For most of my tenure as an executive editor, I trusted their explanations. After all, we rely on Tradition at Harvard—routinely boasting of the oldest this or the first that. It’s the foolproof response for anyone who dares to question the Way Things Are. But as I prepared to pass the shirt on to a new owner, I decided it was time to pinpoint its origin once and for all.
I intended it to be a quick-hit quest, beginning with the person who had given the shirt to me and tracing it backwards from owner to owner as fast as I could. Since it was probably only four or five years old, the project wouldn’t take long.
With each reply I received, however, I discovered the history of the shirt was far more complicated than I had realized. Within a few days I’d followed it back to 1994, and I still hadn’t tracked down the original owner.
Suddenly, my search was about much more than a lousy old shirt. I was unearthing my own little piece of Harvard history. I sent frantic e-mails to Rome, Los Angeles, Beijing and Boston. Half of the responses turned out to be dead ends. But four days and more than 40 e-mails later, I finally struck gold.
At 7:29 p.m. on the night before I was planning to pass on the shirt, I received an e-mail from Joe Garcia ’84, confirming that he was its original owner. It had been a gift from Dollar-a-Pound, a still-extant used clothing store in the Garment District. He passed it on to his successor as a bit of a joke, never expecting it to last.
“I’m shocked to learn that it lives on,” he wrote. “I hope you have a similar chance to look back fondly after—gasp—20 years. I can assure you it will feel more like 20 minutes.”
It was the perfect e-mail for me to receive as I entered the twilight of my Crimson days and my time at Harvard. Indeed, even more fulfilling than compiling a list of the shirt’s past owners was reading the stories they had to tell. Alums who graduated more than 10 years ago recalled specific occasions when they wore the shirt—down to the particular color of the pen they used as they proofed pages and pages of Crimsons past.

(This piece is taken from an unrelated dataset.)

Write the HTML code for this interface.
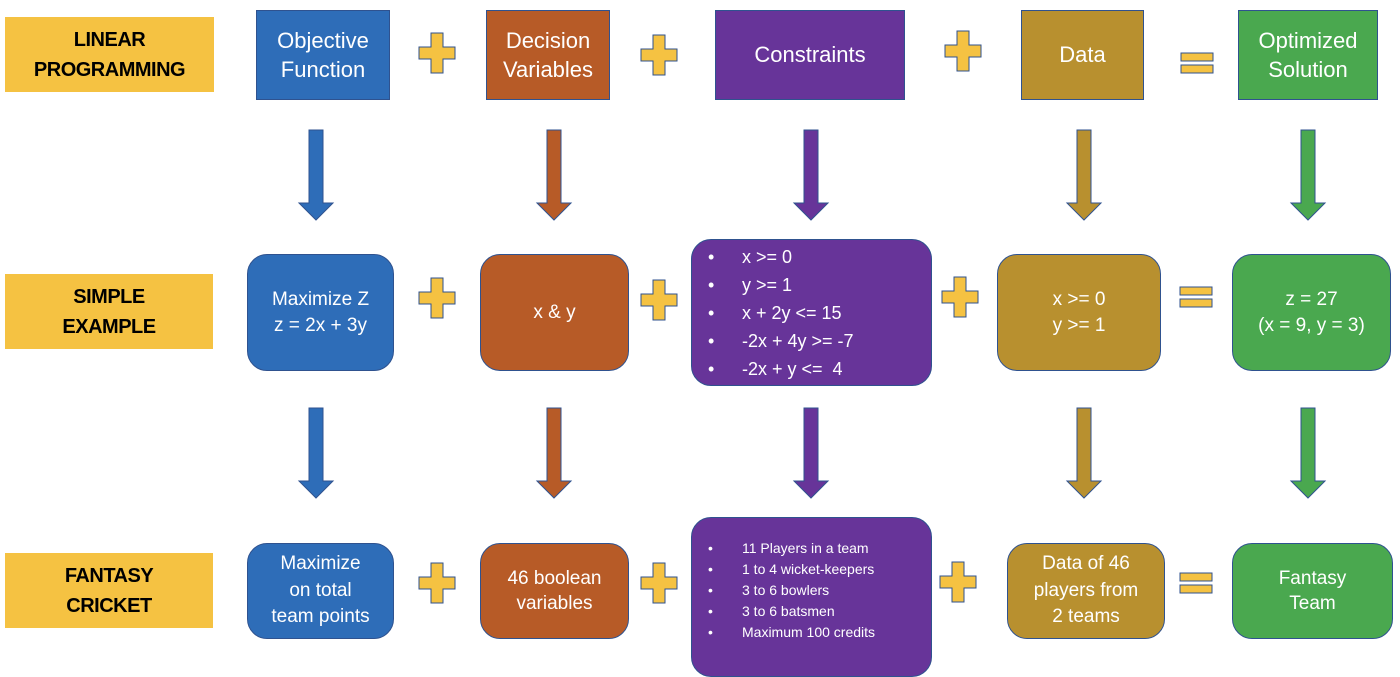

At the beginning of my search, the shirt’s meaning was tied very explicitly to the daily dealings of the Crimson. But really, this isn’t a story about resilient articles of clothing or rapid-fire e-mailing or even our work at 14 Plympton St. Far from being weighed down by the confines of tradition, most Harvard student organizations are limited by the turmoil of turnover. Most institutional memory lasts four years at best. As one class graduates, another ascends into leadership positions. Inevitably, they chart a new course for their organizations. For a few months, they reinvent the wheel, trying to move forward while stumbling over age-old problems.
This one little textile’s tale has implications for everyone at Harvard, where tensions between old and new are ever-present.
The fabric of Harvard is sewn with thousands of traditions. Some are big, some are small. All of them inform who we are and where we’re going. Don’t wait until your last weeks here to look back.
Catherine E. Shoichet ’04, a history and literature concentrator in Winthrop House, was an executive editor of The Crimson in 2003.